▶ [Problem statement] Transcribe the material exactly. Images do not belong in the copy.

▶ [Data section]
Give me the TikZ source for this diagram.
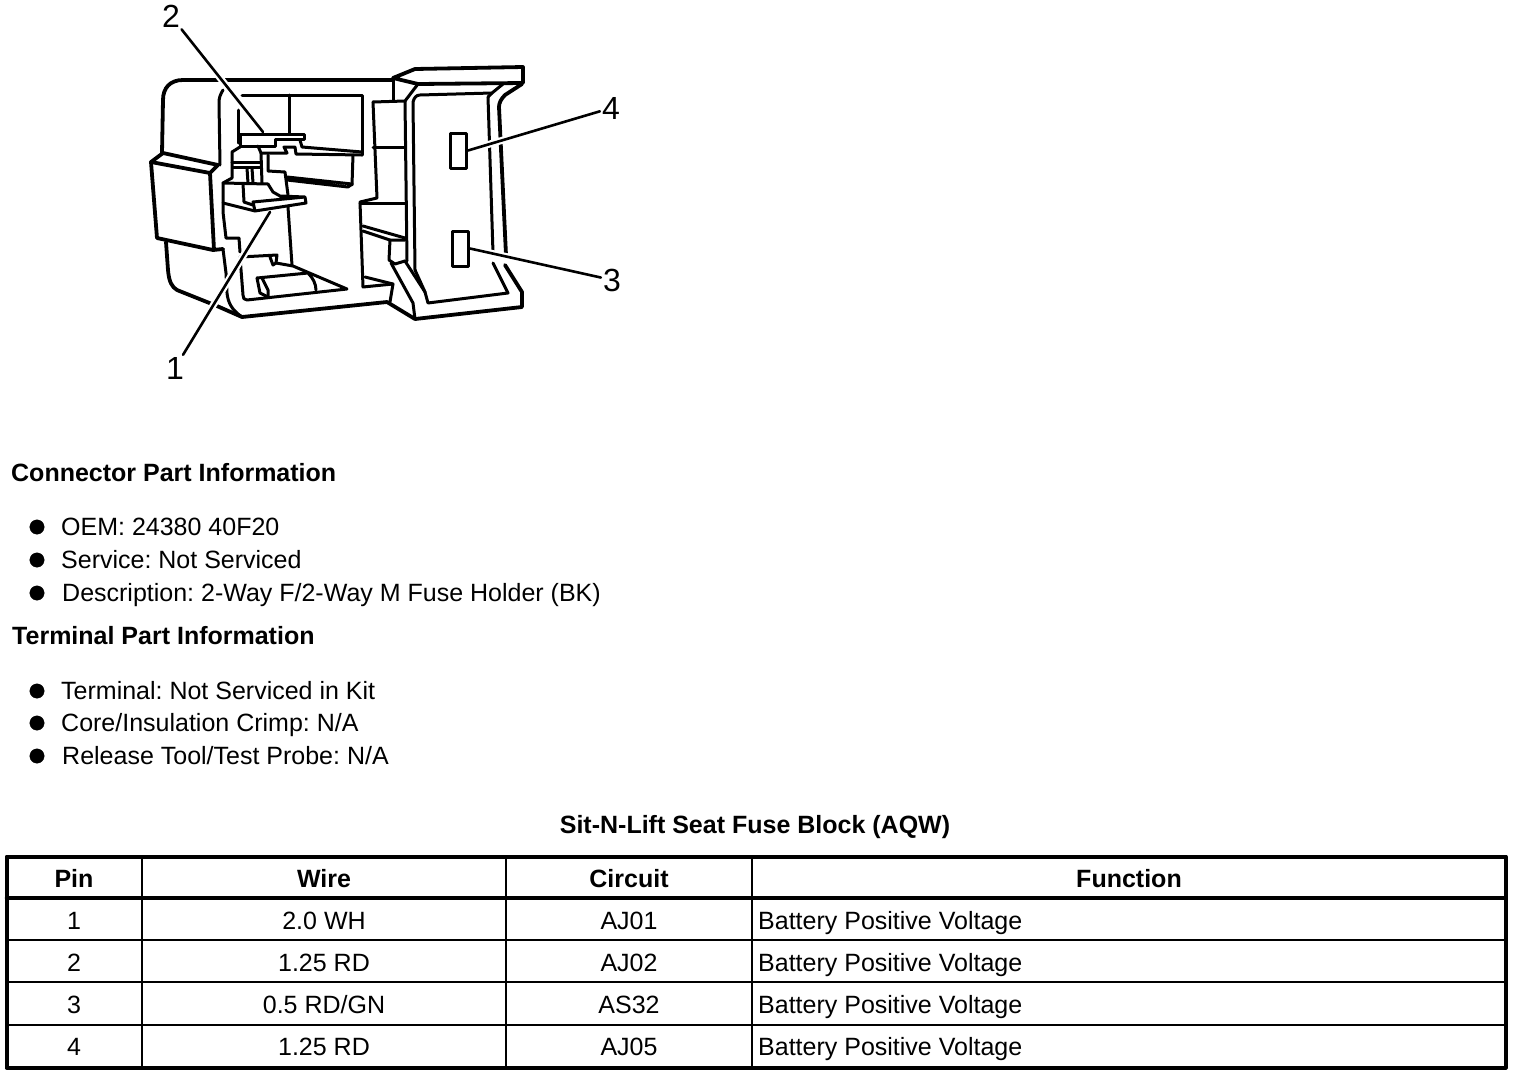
\documentclass[tikz,border=0pt]{standalone}
\usepackage{fontspec}
\setmainfont{Liberation Sans}
\usepackage{tikz}

\begin{document}
\frenchspacing
\begin{tikzpicture}[x=1pt,y=-1pt,line join=round,line cap=round]
            \tikzstyle{heavy}=[draw=black,line width=3.8pt]
            \tikzstyle{light}=[draw=black,line width=3pt]
            \tikzstyle{leader}=[draw=black,line width=2.6pt,preaction={draw=white,line width=7pt,shorten >=6pt,shorten <=5pt}]
            \tikzstyle{pinbox}=[rectangle,draw=black,line width=3pt,fill=white,inner sep=0pt,minimum width=16pt,minimum height=35pt]
            \tikzstyle{callout}=[inner sep=2pt,font=\fontsize{32}{32}\selectfont]
            \tikzstyle{txt}=[inner sep=0pt,anchor=base west,font=\fontsize{25}{25}\selectfont]
            \tikzstyle{bold}=[inner sep=0pt,anchor=base west,font=\fontsize{25}{25}\selectfont\bfseries]
            \tikzstyle{cell}=[inner sep=0pt,anchor=base,font=\fontsize{25}{25}\selectfont]
            \tikzstyle{head}=[inner sep=0pt,anchor=base,font=\fontsize{25}{25}\selectfont\bfseries]
            \useasboundingbox (0,0) rectangle (1520,1074);

            % outer shell
            \draw[heavy] (393,80) -- (183,80) .. controls (170,80) and (163,88) .. (163,100) -- (162,153);
            \draw[heavy] (163,153) -- (151,162) -- (157,238) -- (213,250) -- (223,249);
            \draw[heavy] (163,153) -- (218,165) -- (210,173);
            \draw[heavy] (151,162) -- (210,173) -- (214,250);
            \draw[heavy] (166,242) -- (168,270) .. controls (169,282) and (172,287) .. (177,290) -- (217,306) -- (242,317) -- (387,302) -- (415,319);
            \draw[light] (223,249) -- (226,273) -- (227,293) .. controls (228,303) and (232,310) .. (242,317);
            \draw[light] (223,90) .. controls (220,95) and (219,98) .. (219,103) -- (220,165);

            % upper window
            \draw[light] (242,95) -- (362,95) -- (362,155);
            \draw[light] (238,110) -- (238,143);
            \draw[light] (289,95) -- (289,133);
            \draw[light] (240,134) -- (304,134) -- (304,139) -- (275,139) -- (275,146) -- (240,146) -- cycle;
            \draw[light] (258,146) -- (261,153) -- (287,153) -- (284,147) -- (295,147) -- (296,154) -- (362,155);
            \draw[light] (300,140) -- (302,147) -- (362,152);

            % latch
            \draw[light] (240,147) -- (232,152) -- (232,178) -- (223,183) -- (223,212) -- (226,238) -- (239,238) -- (240,252);
            \draw[light] (232,162) -- (260,162);
            \draw[light] (233,167) -- (260,167);
            \draw[light] (261,153) -- (262,183);
            \draw[light] (247,168) -- (248,183);
            \draw[light] (252,168) -- (253,183);
            \draw[light] (268,155) -- (268,171) -- (285,172) -- (288,195);
            \draw[light] (353,155) -- (352,185);
            \draw[light] (287,177) -- (352,184) -- (348,187) -- (287,180);
            \draw[light] (223,183) -- (268,184) -- (273,192) -- (280,196) -- (305,197) -- (306,203) -- (255,211) -- (253,202) -- (305,197);
            \draw[light] (243,184) -- (244,202) -- (253,205);
            \draw[light] (223,203) -- (255,211);
            \draw[light] (288,207) -- (292,265);

            % lower recess
            \draw[light] (240,257) -- (277,255) -- (276,263) -- (273,265) -- (270,257);
            \draw[light] (276,263) -- (293,266) -- (347,289) -- (247,300) .. controls (244,300) and (243,298) .. (243,295) -- (240,257);
            \draw[light] (257,278) -- (260,293) -- (268,297);
            \draw[light] (257,278) -- (308,273) .. controls (313,278) and (316,284) .. (316,290);
            \draw[light] (262,278) -- (268,290) -- (268,297);

            % middle block
            \draw[light] (373,102) -- (377,198) -- (360,202) -- (363,287) -- (393,284) -- (390,302);
            \draw[light] (360,203) -- (405,203);
            \draw[light] (373,147) -- (405,147);
            \draw[light] (363,226) -- (405,238);
            \draw[light] (363,231) -- (390,240) -- (405,240);
            \draw[light] (390,240) -- (389,260) -- (395,264) -- (405,261);
            \draw[light] (365,277) -- (393,284);

            % front plate
            \draw[heavy] (393,78) -- (415,69) -- (523,67) -- (523,83) -- (418,84) -- cycle;
            \draw[light] (393,78) -- (393,100);
            \draw[light] (373,102) -- (405,101) -- (418,84);
            \draw[light] (405,101) -- (407,261);
            \draw[light] (415,270) -- (413,102) .. controls (414,98) and (416,95) .. (420,95) -- (492,93) -- (503,84);
            \draw[light] (488,97) -- (492,93);
            \draw[light] (488,97) -- (493,253);
            \draw[heavy] (522,84) -- (505,95) .. controls (501,99) and (499,103) .. (499,107) -- (506,255);
            \draw[light] (391,263) -- (413,303) -- (415,319);
            \draw[light] (405,261) -- (425,292) -- (428,303) -- (508,293) -- (493,263);
            \draw[light] (415,270) -- (425,292);
            \draw[heavy] (505,265) -- (522,292) -- (522,307) -- (415,319);

            % pins and callouts
            \node[pinbox] (P4) at (458.5,150.5) {};
            \node[pinbox] (P3) at (460.5,248.5) {};
            \node[callout] (L1) at (175,368) {1};
            \node[callout] (L2) at (171,16) {2};
            \node[callout] (L3) at (612,280) {3};
            \node[callout] (L4) at (611,108) {4};
            \coordinate (T1) at (270,212);
            \coordinate (T2) at (263,132);
            \draw[leader] (L1) -- (T1);
            \draw[leader] (L2) -- (T2);
            \draw[leader] (L3) -- (P3.east);
            \draw[leader] (L4) -- (P4.east);

            % part information
            \node[bold] (H1) at (11,481) {Connector Part Information};
            \node[bold] (H2) at (12,644) {Terminal Part Information};
            \foreach \num/\x/\y/\txt in {1/61/535/{OEM: 24380 40F20}, 2/61/568/{Service: Not Serviced}, 3/62/601/{Description: 2-Way F/2-Way M Fuse Holder (BK)}, 4/61/699/{Terminal: Not Serviced in Kit}, 5/61/731/{Core/Insulation Crimp: N/A}, 6/62/764/{Release Tool/Test Probe: N/A}} {
                \filldraw[black] (37,\y-8) circle (7.2pt);
                \node[txt] (B-\num) at (\x,\y) {\txt};
            }

            % table
            \node[head] (T) at (755,833) {Sit-N-Lift Seat Fuse Block (AQW)};
            \draw[draw=black,line width=4pt] (6.5,856.5) rectangle (1505.5,1067.5);
            \draw[draw=black,line width=3.4pt] (6.5,898) -- (1505.5,898);
            \draw[draw=black,line width=1.6pt] (6.5,940) -- (1505.5,940);
            \draw[draw=black,line width=1.6pt] (6.5,982) -- (1505.5,982);
            \draw[draw=black,line width=2.6pt] (6.5,1025) -- (1505.5,1025);
            \foreach \x in {142,506,752}
                \draw[draw=black,line width=1.6pt] (\x,856.5) -- (\x,1067.5);
            \node[head] (C-1) at (74,887) {Pin};
            \node[head] (C-2) at (324,887) {Wire};
            \node[head] (C-3) at (629,887) {Circuit};
            \node[head] (C-4) at (1129,887) {Function};
            \foreach \num/\y/\wire/\cir in {1/929/{2.0 WH}/AJ01, 2/971/{1.25 RD}/AJ02, 3/1013/{0.5 RD/GN}/AS32, 4/1055/{1.25 RD}/AJ05} {
                \node[cell] (R-\num-1) at (74,\y) {\num};
                \node[cell] (R-\num-2) at (324,\y) {\wire};
                \node[cell] (R-\num-3) at (629,\y) {\cir};
                \node[txt] (R-\num-4) at (758,\y) {Battery Positive Voltage};
            }
\end{tikzpicture}
\end{document}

▶ [Expected answer]
Give me the TikZ source for this diagram.
\documentclass[tikz,border=0pt]{standalone}
\usepackage{fontspec}
\setmainfont{Liberation Sans}
\usepackage{tikz}

\begin{document}
\frenchspacing
\begin{tikzpicture}[x=1pt,y=-1pt,line join=round,line cap=round]
            \tikzstyle{heavy}=[draw=black,line width=3.8pt]
            \tikzstyle{light}=[draw=black,line width=3pt]
            \tikzstyle{leader}=[draw=black,line width=2.6pt,preaction={draw=white,line width=7pt,shorten >=6pt,shorten <=5pt}]
            \tikzstyle{pinbox}=[rectangle,draw=black,line width=3pt,fill=white,inner sep=0pt,minimum width=16pt,minimum height=35pt]
            \tikzstyle{callout}=[inner sep=2pt,font=\fontsize{32}{32}\selectfont]
            \tikzstyle{txt}=[inner sep=0pt,anchor=base west,font=\fontsize{25}{25}\selectfont]
            \tikzstyle{bold}=[inner sep=0pt,anchor=base west,font=\fontsize{25}{25}\selectfont\bfseries]
            \tikzstyle{cell}=[inner sep=0pt,anchor=base,font=\fontsize{25}{25}\selectfont]
            \tikzstyle{head}=[inner sep=0pt,anchor=base,font=\fontsize{25}{25}\selectfont\bfseries]
            \useasboundingbox (0,0) rectangle (1520,1074);

            % outer shell
            \draw[heavy] (393,80) -- (183,80) .. controls (170,80) and (163,88) .. (163,100) -- (162,153);
            \draw[heavy] (163,153) -- (151,162) -- (157,238) -- (213,250) -- (223,249);
            \draw[heavy] (163,153) -- (218,165) -- (210,173);
            \draw[heavy] (151,162) -- (210,173) -- (214,250);
            \draw[heavy] (166,242) -- (168,270) .. controls (169,282) and (172,287) .. (177,290) -- (217,306) -- (242,317) -- (387,302) -- (415,319);
            \draw[light] (223,249) -- (226,273) -- (227,293) .. controls (228,303) and (232,310) .. (242,317);
            \draw[light] (223,90) .. controls (220,95) and (219,98) .. (219,103) -- (220,165);

            % upper window
            \draw[light] (242,95) -- (362,95) -- (362,155);
            \draw[light] (238,110) -- (238,143);
            \draw[light] (289,95) -- (289,133);
            \draw[light] (240,134) -- (304,134) -- (304,139) -- (275,139) -- (275,146) -- (240,146) -- cycle;
            \draw[light] (258,146) -- (261,153) -- (287,153) -- (284,147) -- (295,147) -- (296,154) -- (362,155);
            \draw[light] (300,140) -- (302,147) -- (362,152);

            % latch
            \draw[light] (240,147) -- (232,152) -- (232,178) -- (223,183) -- (223,212) -- (226,238) -- (239,238) -- (240,252);
            \draw[light] (232,162) -- (260,162);
            \draw[light] (233,167) -- (260,167);
            \draw[light] (261,153) -- (262,183);
            \draw[light] (247,168) -- (248,183);
            \draw[light] (252,168) -- (253,183);
            \draw[light] (268,155) -- (268,171) -- (285,172) -- (288,195);
            \draw[light] (353,155) -- (352,185);
            \draw[light] (287,177) -- (352,184) -- (348,187) -- (287,180);
            \draw[light] (223,183) -- (268,184) -- (273,192) -- (280,196) -- (305,197) -- (306,203) -- (255,211) -- (253,202) -- (305,197);
            \draw[light] (243,184) -- (244,202) -- (253,205);
            \draw[light] (223,203) -- (255,211);
            \draw[light] (288,207) -- (292,265);

            % lower recess
            \draw[light] (240,257) -- (277,255) -- (276,263) -- (273,265) -- (270,257);
            \draw[light] (276,263) -- (293,266) -- (347,289) -- (247,300) .. controls (244,300) and (243,298) .. (243,295) -- (240,257);
            \draw[light] (257,278) -- (260,293) -- (268,297);
            \draw[light] (257,278) -- (308,273) .. controls (313,278) and (316,284) .. (316,290);
            \draw[light] (262,278) -- (268,290) -- (268,297);

            % middle block
            \draw[light] (373,102) -- (377,198) -- (360,202) -- (363,287) -- (393,284) -- (390,302);
            \draw[light] (360,203) -- (405,203);
            \draw[light] (373,147) -- (405,147);
            \draw[light] (363,226) -- (405,238);
            \draw[light] (363,231) -- (390,240) -- (405,240);
            \draw[light] (390,240) -- (389,260) -- (395,264) -- (405,261);
            \draw[light] (365,277) -- (393,284);

            % front plate
            \draw[heavy] (393,78) -- (415,69) -- (523,67) -- (523,83) -- (418,84) -- cycle;
            \draw[light] (393,78) -- (393,100);
            \draw[light] (373,102) -- (405,101) -- (418,84);
            \draw[light] (405,101) -- (407,261);
            \draw[light] (415,270) -- (413,102) .. controls (414,98) and (416,95) .. (420,95) -- (492,93) -- (503,84);
            \draw[light] (488,97) -- (492,93);
            \draw[light] (488,97) -- (493,253);
            \draw[heavy] (522,84) -- (505,95) .. controls (501,99) and (499,103) .. (499,107) -- (506,255);
            \draw[light] (391,263) -- (413,303) -- (415,319);
            \draw[light] (405,261) -- (425,292) -- (428,303) -- (508,293) -- (493,263);
            \draw[light] (415,270) -- (425,292);
            \draw[heavy] (505,265) -- (522,292) -- (522,307) -- (415,319);

            % pins and callouts
            \node[pinbox] (P4) at (458.5,150.5) {};
            \node[pinbox] (P3) at (460.5,248.5) {};
            \node[callout] (L1) at (175,368) {1};
            \node[callout] (L2) at (171,16) {2};
            \node[callout] (L3) at (612,280) {3};
            \node[callout] (L4) at (611,108) {4};
            \coordinate (T1) at (270,212);
            \coordinate (T2) at (263,132);
            \draw[leader] (L1) -- (T1);
            \draw[leader] (L2) -- (T2);
            \draw[leader] (L3) -- (P3.east);
            \draw[leader] (L4) -- (P4.east);

            % part information
            \node[bold] (H1) at (11,481) {Connector Part Information};
            \node[bold] (H2) at (12,644) {Terminal Part Information};
            \foreach \num/\x/\y/\txt in {1/61/535/{OEM: 24380 40F20}, 2/61/568/{Service: Not Serviced}, 3/62/601/{Description: 2-Way F/2-Way M Fuse Holder (BK)}, 4/61/699/{Terminal: Not Serviced in Kit}, 5/61/731/{Core/Insulation Crimp: N/A}, 6/62/764/{Release Tool/Test Probe: N/A}} {
                \filldraw[black] (37,\y-8) circle (7.2pt);
                \node[txt] (B-\num) at (\x,\y) {\txt};
            }

            % table
            \node[head] (T) at (755,833) {Sit-N-Lift Seat Fuse Block (AQW)};
            \draw[draw=black,line width=4pt] (6.5,856.5) rectangle (1505.5,1067.5);
            \draw[draw=black,line width=3.4pt] (6.5,898) -- (1505.5,898);
            \draw[draw=black,line width=1.6pt] (6.5,940) -- (1505.5,940);
            \draw[draw=black,line width=1.6pt] (6.5,982) -- (1505.5,982);
            \draw[draw=black,line width=2.6pt] (6.5,1025) -- (1505.5,1025);
            \foreach \x in {142,506,752}
                \draw[draw=black,line width=1.6pt] (\x,856.5) -- (\x,1067.5);
            \node[head] (C-1) at (74,887) {Pin};
            \node[head] (C-2) at (324,887) {Wire};
            \node[head] (C-3) at (629,887) {Circuit};
            \node[head] (C-4) at (1129,887) {Function};
            \foreach \num/\y/\wire/\cir in {1/929/{2.0 WH}/AJ01, 2/971/{1.25 RD}/AJ02, 3/1013/{0.5 RD/GN}/AS32, 4/1055/{1.25 RD}/AJ05} {
                \node[cell] (R-\num-1) at (74,\y) {\num};
                \node[cell] (R-\num-2) at (324,\y) {\wire};
                \node[cell] (R-\num-3) at (629,\y) {\cir};
                \node[txt] (R-\num-4) at (758,\y) {Battery Positive Voltage};
            }
\end{tikzpicture}
\end{document}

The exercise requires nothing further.